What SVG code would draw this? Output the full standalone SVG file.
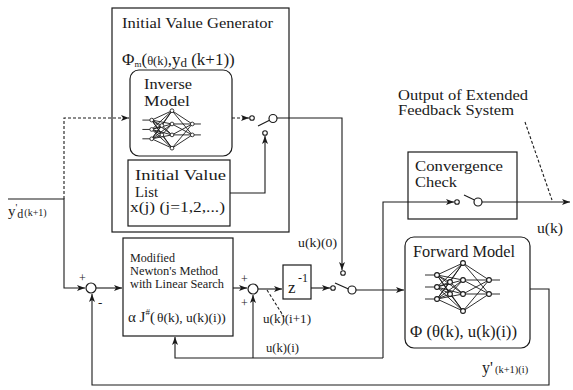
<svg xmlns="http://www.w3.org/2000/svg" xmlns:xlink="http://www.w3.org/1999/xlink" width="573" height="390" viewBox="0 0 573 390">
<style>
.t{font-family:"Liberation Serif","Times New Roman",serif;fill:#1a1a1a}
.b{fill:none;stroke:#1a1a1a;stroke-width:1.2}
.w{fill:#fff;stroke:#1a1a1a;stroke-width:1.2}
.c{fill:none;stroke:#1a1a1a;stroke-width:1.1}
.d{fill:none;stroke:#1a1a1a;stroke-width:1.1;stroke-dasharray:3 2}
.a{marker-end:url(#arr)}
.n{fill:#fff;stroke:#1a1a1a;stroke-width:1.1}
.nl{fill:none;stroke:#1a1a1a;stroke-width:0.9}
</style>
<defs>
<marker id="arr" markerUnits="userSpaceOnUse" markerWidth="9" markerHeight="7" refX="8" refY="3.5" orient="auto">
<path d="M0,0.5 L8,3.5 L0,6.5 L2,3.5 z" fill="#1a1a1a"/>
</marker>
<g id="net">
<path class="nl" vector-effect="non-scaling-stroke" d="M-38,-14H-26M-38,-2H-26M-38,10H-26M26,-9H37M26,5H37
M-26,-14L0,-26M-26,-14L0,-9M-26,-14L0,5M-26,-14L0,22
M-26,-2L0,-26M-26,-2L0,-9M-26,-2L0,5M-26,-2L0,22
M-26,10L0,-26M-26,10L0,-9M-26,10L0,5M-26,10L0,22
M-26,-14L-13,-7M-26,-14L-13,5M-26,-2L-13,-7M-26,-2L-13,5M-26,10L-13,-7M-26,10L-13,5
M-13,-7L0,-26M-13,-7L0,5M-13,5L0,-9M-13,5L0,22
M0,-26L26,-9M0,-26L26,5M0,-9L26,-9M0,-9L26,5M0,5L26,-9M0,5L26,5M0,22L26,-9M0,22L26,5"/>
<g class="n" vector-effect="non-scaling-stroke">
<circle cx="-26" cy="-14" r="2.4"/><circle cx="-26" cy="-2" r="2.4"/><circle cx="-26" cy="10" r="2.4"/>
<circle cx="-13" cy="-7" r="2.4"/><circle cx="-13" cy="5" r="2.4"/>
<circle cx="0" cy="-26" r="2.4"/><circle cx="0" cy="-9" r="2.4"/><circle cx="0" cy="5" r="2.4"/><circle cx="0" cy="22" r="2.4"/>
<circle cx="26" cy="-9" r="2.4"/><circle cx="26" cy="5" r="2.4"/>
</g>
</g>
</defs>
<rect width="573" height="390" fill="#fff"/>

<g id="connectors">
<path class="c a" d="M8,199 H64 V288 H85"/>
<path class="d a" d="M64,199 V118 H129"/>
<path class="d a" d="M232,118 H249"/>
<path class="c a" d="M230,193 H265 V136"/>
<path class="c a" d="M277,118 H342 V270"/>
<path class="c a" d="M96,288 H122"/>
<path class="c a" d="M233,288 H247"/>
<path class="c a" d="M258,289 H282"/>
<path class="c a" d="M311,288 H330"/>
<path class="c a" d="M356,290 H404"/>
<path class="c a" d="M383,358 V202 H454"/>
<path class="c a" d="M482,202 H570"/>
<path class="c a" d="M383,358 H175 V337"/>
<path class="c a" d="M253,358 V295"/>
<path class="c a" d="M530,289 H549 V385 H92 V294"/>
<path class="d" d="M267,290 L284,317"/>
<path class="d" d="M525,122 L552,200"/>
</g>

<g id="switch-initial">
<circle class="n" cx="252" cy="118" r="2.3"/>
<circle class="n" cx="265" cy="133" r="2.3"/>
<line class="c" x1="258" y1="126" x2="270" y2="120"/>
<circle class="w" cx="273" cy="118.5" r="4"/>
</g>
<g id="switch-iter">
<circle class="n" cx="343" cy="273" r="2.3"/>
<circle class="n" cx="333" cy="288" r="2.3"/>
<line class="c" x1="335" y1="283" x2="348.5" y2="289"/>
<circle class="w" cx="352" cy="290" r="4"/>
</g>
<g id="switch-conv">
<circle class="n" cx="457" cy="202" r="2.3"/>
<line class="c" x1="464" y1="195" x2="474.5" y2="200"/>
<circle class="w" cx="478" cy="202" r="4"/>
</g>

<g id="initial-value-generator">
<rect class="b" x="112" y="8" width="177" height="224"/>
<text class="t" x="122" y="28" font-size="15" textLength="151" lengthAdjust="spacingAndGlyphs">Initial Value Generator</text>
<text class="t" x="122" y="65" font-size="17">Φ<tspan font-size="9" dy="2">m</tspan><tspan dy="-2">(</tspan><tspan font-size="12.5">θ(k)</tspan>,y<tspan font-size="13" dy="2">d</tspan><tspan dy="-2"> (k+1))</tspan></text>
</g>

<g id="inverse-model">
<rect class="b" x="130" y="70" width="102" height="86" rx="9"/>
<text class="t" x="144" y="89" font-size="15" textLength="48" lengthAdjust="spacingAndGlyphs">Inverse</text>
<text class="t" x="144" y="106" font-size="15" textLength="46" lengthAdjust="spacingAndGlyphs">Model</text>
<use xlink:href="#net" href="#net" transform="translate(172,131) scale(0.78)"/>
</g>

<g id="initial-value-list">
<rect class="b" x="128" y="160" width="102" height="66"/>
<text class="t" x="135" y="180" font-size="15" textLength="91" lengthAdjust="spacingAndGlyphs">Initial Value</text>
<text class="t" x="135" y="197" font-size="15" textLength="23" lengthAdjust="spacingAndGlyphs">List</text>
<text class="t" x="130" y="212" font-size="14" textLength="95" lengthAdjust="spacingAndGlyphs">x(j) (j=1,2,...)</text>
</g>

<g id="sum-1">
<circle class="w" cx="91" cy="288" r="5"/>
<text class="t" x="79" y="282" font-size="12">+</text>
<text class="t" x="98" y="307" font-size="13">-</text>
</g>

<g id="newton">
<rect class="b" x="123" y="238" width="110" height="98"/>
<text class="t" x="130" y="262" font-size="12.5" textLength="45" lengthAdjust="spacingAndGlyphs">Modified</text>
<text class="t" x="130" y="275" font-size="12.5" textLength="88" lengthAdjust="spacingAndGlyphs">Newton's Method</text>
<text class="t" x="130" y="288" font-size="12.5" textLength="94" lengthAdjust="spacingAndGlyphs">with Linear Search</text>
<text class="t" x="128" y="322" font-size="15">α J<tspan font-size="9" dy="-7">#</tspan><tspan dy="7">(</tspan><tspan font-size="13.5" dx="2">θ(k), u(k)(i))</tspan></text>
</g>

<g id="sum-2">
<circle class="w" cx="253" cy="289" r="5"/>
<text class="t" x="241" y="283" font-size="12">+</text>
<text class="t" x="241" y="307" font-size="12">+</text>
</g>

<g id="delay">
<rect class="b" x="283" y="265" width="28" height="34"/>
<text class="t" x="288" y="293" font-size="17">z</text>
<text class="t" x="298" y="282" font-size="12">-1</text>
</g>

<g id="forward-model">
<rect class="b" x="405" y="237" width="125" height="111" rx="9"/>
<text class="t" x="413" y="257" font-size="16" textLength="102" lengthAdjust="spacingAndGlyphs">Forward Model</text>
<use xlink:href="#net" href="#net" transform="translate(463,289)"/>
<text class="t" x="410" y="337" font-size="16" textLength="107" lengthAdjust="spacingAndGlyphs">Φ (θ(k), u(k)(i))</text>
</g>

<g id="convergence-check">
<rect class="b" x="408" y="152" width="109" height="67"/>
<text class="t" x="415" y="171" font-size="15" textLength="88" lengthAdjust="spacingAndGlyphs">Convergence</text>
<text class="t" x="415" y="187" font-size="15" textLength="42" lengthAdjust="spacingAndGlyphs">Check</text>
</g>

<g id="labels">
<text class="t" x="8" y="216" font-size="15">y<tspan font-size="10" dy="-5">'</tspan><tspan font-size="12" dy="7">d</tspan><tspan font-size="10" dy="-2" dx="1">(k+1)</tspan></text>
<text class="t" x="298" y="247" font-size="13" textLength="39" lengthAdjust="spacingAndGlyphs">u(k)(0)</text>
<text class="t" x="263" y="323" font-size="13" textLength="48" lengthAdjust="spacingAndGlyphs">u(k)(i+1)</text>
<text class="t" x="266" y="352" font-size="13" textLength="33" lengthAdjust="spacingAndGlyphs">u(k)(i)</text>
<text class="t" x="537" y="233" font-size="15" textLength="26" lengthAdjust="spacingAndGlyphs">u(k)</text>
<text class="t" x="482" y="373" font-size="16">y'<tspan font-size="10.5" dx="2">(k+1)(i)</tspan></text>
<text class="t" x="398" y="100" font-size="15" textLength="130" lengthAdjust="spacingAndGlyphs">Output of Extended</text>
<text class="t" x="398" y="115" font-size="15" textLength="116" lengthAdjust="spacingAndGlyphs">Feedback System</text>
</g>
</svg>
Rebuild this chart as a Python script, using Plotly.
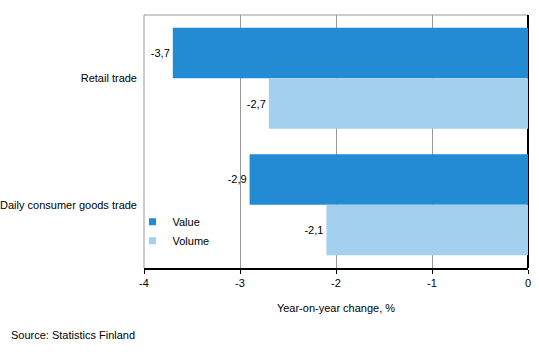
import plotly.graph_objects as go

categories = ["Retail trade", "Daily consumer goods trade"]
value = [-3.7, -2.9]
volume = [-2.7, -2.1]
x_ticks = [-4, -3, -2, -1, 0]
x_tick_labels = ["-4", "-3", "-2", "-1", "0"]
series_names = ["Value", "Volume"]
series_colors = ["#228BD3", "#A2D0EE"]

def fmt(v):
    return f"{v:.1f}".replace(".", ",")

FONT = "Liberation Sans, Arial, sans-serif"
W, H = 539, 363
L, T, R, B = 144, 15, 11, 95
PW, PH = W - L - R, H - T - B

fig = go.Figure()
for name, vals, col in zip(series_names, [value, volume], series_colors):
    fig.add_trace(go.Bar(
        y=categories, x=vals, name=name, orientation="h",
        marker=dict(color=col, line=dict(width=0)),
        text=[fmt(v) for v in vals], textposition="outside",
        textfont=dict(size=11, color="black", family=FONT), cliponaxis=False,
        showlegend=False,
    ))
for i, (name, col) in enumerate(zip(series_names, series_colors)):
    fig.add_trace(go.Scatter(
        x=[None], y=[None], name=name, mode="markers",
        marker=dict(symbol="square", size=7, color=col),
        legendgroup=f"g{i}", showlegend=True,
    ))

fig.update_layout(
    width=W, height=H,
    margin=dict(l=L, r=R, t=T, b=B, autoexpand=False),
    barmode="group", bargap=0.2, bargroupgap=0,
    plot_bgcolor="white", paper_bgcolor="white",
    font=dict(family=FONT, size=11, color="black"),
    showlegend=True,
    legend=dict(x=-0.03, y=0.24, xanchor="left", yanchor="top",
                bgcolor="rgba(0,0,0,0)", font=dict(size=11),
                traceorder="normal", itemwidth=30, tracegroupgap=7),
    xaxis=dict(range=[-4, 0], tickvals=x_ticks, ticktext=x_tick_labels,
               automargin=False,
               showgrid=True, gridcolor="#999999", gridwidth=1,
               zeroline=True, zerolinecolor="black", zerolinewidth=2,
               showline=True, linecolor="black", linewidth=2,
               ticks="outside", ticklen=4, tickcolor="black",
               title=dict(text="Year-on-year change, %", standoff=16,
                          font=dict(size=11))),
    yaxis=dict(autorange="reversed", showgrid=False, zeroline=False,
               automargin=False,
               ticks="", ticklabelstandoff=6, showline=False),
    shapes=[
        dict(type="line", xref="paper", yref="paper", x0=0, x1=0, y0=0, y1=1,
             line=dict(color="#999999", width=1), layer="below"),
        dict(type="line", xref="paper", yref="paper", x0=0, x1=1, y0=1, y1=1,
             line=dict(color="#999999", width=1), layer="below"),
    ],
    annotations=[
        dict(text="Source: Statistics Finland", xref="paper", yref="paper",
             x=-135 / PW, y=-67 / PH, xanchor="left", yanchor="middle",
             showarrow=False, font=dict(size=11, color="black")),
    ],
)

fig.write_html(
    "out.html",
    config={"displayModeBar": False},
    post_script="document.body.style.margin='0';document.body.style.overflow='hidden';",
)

-----

WHAT YOU ARE ASKED TO DO
Pictures excluded, give again exactly and only the lines of the material above from the line with "Rebuild this chart" through the line with "PW, PH = W - L - R, H - T - B".

EXERCISE RESPONSE
Rebuild this chart as a Python script, using Plotly.
import plotly.graph_objects as go

categories = ["Retail trade", "Daily consumer goods trade"]
value = [-3.7, -2.9]
volume = [-2.7, -2.1]
x_ticks = [-4, -3, -2, -1, 0]
x_tick_labels = ["-4", "-3", "-2", "-1", "0"]
series_names = ["Value", "Volume"]
series_colors = ["#228BD3", "#A2D0EE"]

def fmt(v):
    return f"{v:.1f}".replace(".", ",")

FONT = "Liberation Sans, Arial, sans-serif"
W, H = 539, 363
L, T, R, B = 144, 15, 11, 95
PW, PH = W - L - R, H - T - B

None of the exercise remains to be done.